Code for UNprecedented Simulated Extremes using ENsembles (UNSEEN) analysis.
GNU General Public License v3.0
2 stars 4 forks source link

Add regridding option to bias correction for comparing data on different grids #72

Open stellema opened 1 week ago

stellema commented 1 week ago

The bias correction methods won't work if the forecast and observational datasets have different coordinates. Perhaps we can add an option to regrid da_obs or da_clim to the same grid as da_fcst (using xemf.Regridder) before calculating the bias?

DamienIrving commented 1 week ago

Good idea.

Here's a snippet of code I use to do this in my quantile scaling work (for that we use bilinear regridding if going from coarse to fine resolution and conservative if we're going from fine to coarse - we'll be doing the latter in this case).

import xesmf as xe

def regrid(ds, ds_grid, variable=None, method='conservative'):
    """Regrid data

    Parameters
    ----------
    ds : xarray Dataset
        Dataset to be regridded
    ds_grid : xarray Dataset
        Dataset containing target horizontal grid
    variable : str, optional
        Variable to restore attributes for
    method : str, default bilinear
        Method for regridding

    Returns
    -------
    ds : xarray Dataset

    """

    global_attrs = ds.attrs
    if variable:
        var_attrs = ds[variable].attrs        
    regridder = xe.Regridder(ds, ds_grid, method)
    ds = regridder(ds)
    ds.attrs = global_attrs
    if variable:
        ds[variable].attrs = var_attrs

    return ds
stellema commented 1 week ago

Thanks!
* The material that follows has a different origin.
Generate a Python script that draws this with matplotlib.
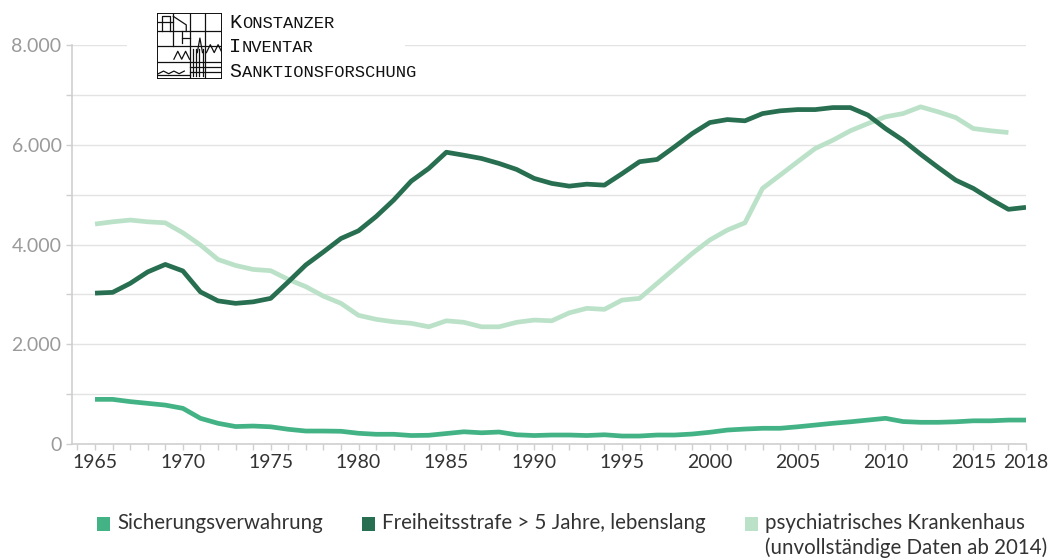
import matplotlib
matplotlib.use("Agg")
import matplotlib.pyplot as plt
from matplotlib.patches import Rectangle
from matplotlib.ticker import FuncFormatter, MultipleLocator, FixedLocator

# Daten
years = list(range(1965, 2019))
sicherung = [895, 895, 850, 815, 780, 715, 515, 415, 350, 360,
             345, 295, 260, 260, 255, 215, 195, 195, 170, 175,
             210, 245, 225, 240, 185, 170, 180, 180, 170, 185,
             160, 160, 180, 180, 200, 235, 280, 300, 315, 315,
             345, 380, 415, 445, 480, 515, 450, 435, 435, 445,
             465, 465, 480, 480]
freiheit = [3025, 3040, 3220, 3450, 3600, 3470, 3050, 2870, 2820, 2850,
            2920, 3250, 3590, 3850, 4120, 4275, 4560, 4890, 5270, 5525,
            5850, 5790, 5725, 5625, 5505, 5325, 5225, 5170, 5210, 5190,
            5420, 5660, 5705, 5960, 6225, 6445, 6505, 6480, 6625, 6680,
            6705, 6705, 6745, 6745, 6595, 6325, 6090, 5810, 5545, 5290,
            5125, 4905, 4705, 4745]
psych_years = list(range(1965, 2018))
psych = [4410, 4455, 4490, 4455, 4435, 4235, 3990, 3700, 3580, 3500,
         3475, 3300, 3155, 2965, 2820, 2580, 2500, 2450, 2420, 2350,
         2470, 2440, 2350, 2350, 2440, 2485, 2470, 2630, 2720, 2700,
         2885, 2920, 3220, 3520, 3820, 4090, 4290, 4435, 5125, 5390,
         5660, 5925, 6090, 6280, 6425, 6560, 6625, 6760, 6660, 6545,
         6325, 6280, 6245]

labels = ["Sicherungsverwahrung", "Freiheitsstrafe > 5 Jahre, lebenslang",
          "psychiatrisches Krankenhaus\n(unvollständige Daten ab 2014)"]
colors = ["#43b386", "#286e50", "#bbe2c9"]
xticks = [1965, 1970, 1975, 1980, 1985, 1990, 1995, 2000, 2005, 2010, 2015, 2018]

W, H = 1049, 560
fig = plt.figure(figsize=(W / 100, H / 100), dpi=100)
ax = fig.add_axes([72 / W, 1 - 444 / H, (1026 - 72) / W, (444 - 45) / H])

lw = 3.4
ax.plot(psych_years, psych, color=colors[2], lw=lw, solid_capstyle="butt", zorder=3)
ax.plot(years, sicherung, color=colors[0], lw=lw, solid_capstyle="butt", zorder=4)
ax.plot(years, freiheit, color=colors[1], lw=lw, solid_capstyle="butt", zorder=5)

ax.set_xlim(1965 - 23 / 17.55, 2018)
ax.set_ylim(0, 8000)

ax.yaxis.set_major_locator(MultipleLocator(2000))
ax.yaxis.set_minor_locator(MultipleLocator(1000))
ax.yaxis.set_major_formatter(FuncFormatter(lambda v, p: f"{int(v):,}".replace(",", ".")))
ax.xaxis.set_major_locator(FixedLocator(xticks))
ax.xaxis.set_minor_locator(MultipleLocator(1))

ax.grid(True, which="both", axis="y", color="#e3e3e3", lw=1)
ax.set_axisbelow(True)
for s in ["top", "right"]:
    ax.spines[s].set_visible(False)
for s in ["left", "bottom"]:
    ax.spines[s].set_color("#cfcfcf")
    ax.spines[s].set_linewidth(1.2)

tick_font = ["Lato", "DejaVu Sans"]
ax.tick_params(axis="both", which="both", direction="out", length=4.5, color="#cfcfcf", width=1)
ax.tick_params(axis="y", labelsize=14, labelcolor="#9a9a9a", pad=3)
ax.tick_params(axis="x", labelsize=14, labelcolor="#333333", pad=3)
for t in ax.get_xticklabels() + ax.get_yticklabels():
    t.set_family(tick_font)

# weisser Hintergrund hinter dem Logo
fig.patches.append(Rectangle((127 / W, 1 - 60 / H), (405 - 127) / W, 26 / H,
                             transform=fig.transFigure, facecolor="white",
                             edgecolor="none", zorder=1))

# Logo (vereinfachte Zeichnung)
lax = fig.add_axes([157 / W, 1 - 79 / H, 65 / W, 66 / H], zorder=2)
lax.set_xlim(0, 1)
lax.set_ylim(0, 1)
lax.axis("off")
lax.add_patch(Rectangle((0, 0), 1, 1, fill=False, lw=1.4, ec="#111111"))
lk = dict(color="#111111", lw=0.9)
for x in [0.5, 0.74]:
    lax.plot([x, x], [0, 1], **lk)
for y in [0.72, 0.5, 0.25]:
    lax.plot([0, 1], [y, y], **lk)
lax.plot([0.25, 0.25], [0.5, 1], **lk)
lax.plot([0.38, 0.38], [0.55, 0.72], **lk)
lax.plot([0.38, 0.5], [0.62, 0.62], **lk)
lax.plot([0.0, 0.5], [0.06, 0.06], **lk)
lax.plot([0.5, 1.0], [0.18, 0.18], **lk)
lax.plot([0.5, 1.0], [0.10, 0.10], **lk)
lax.plot([0.08, 0.08, 0.2, 0.2], [0.72, 0.96, 0.96, 0.72], **lk)
lax.plot([0.0, 0.25], [0.86, 0.86], **lk)
lax.plot([0.25, 0.45, 0.45], [0.95, 0.82, 0.72], **lk)
lax.plot([0.62, 0.66, 0.70], [0.4, 0.62, 0.4], **lk)
for x in [0.55, 0.6, 0.65, 0.7]:
    lax.plot([x, x], [0.05, 0.45], **lk)
lax.plot([0.26, 0.32, 0.38, 0.44, 0.5], [0.3, 0.42, 0.3, 0.42, 0.3], **lk)
lax.plot([0.76, 0.82, 0.88, 0.94, 1.0], [0.4, 0.52, 0.4, 0.52, 0.4], **lk)
lax.plot([0.02, 0.1, 0.18, 0.26, 0.34, 0.42], [0.08, 0.12, 0.08, 0.12, 0.08, 0.12], **lk)

logo_font = ["Liberation Mono", "DejaVu Sans Mono"]
rows = [("K", "ONSTANZER", 28), ("I", "NVENTAR", 52), ("S", "ANKTIONSFORSCHUNG", 77)]
for big, rest, yb in rows:
    fig.text(229 / W, 1 - yb / H, big, fontsize=14.5, family=logo_font,
             color="#111111", va="baseline", ha="left")
    fig.text(242 / W, 1 - yb / H, rest, fontsize=12.3, family=logo_font,
             color="#111111", va="baseline", ha="left")

# Legende
leg_font = ["Lato", "DejaVu Sans"]
leg_x = [97, 362, 745]
for x0, lab, c in zip(leg_x, labels, colors):
    fig.patches.append(Rectangle((x0 / W, 1 - 531 / H), 13 / W, 14 / H,
                                 transform=fig.transFigure, facecolor=c,
                                 edgecolor="none"))
    fig.text((x0 + 20) / W, 1 - 513 / H, lab, fontsize=14.8, family=leg_font,
             color="#333333", va="top", ha="left", linespacing=1.25)

fig.savefig("out.png", dpi=100)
I can add a regrid function to general_utils and call it in bias_correction.get_bias. Do you think we should add arguments to the parser that let the user decide if either the obs or model data should be regridded and if the data should be regridded before or after calculating the climatology? For example:

    parser.add_argument(
        "--regrid",
        choices=(False, "obs", "fcst"),
        default=False,
        help="Regrid observational or forecast data [default=False]",
    )
    parser.add_argument(
        "--regrid_method",
        choices=("conservative", "bilinear", "nearest_s2d", "nearest_d2s"),
        default="conservative",
        help="Regriding method for observational/forecast data [default=conservative]",
    )
    parser.add_argument(
        "--regrid_timing",
        choices=("start", "end"),
        default="end",
        help="Timing of data regridding (before or after calculating climatology) [default=end]",
    )
DamienIrving commented 1 week ago

I'd possibly put obs as default for --regrid (i.e. leave the bias corrected data on the model grid by default). Instead of having False as an option, maybe the code should just figure out if there's a lat and or lon coordinate and if those coordinates differ between the obs and fcst data. If that's the case then regridding is needed (according to --regrid), whereas if it's not the case no regridding is performed.

    parser.add_argument(
        "--regrid",
        choices=("obs", "fcst"),
        default="obs",
        help="Regrid observational or forecast data if they are on different grids [default=obs]",
    )

I think having obs and conservative as default is good because the obs will very likely be higher resolution than the model and the default that people tend to use is conservative when regridding to a lower resolution grid and bilinear when going to a higher resolution grid.

I'm not sure that we need the --regrid_timing option? I think we just make a decision (I like your default of end) and stick with that, unless we think at some point we'll want to do it both ways and compare?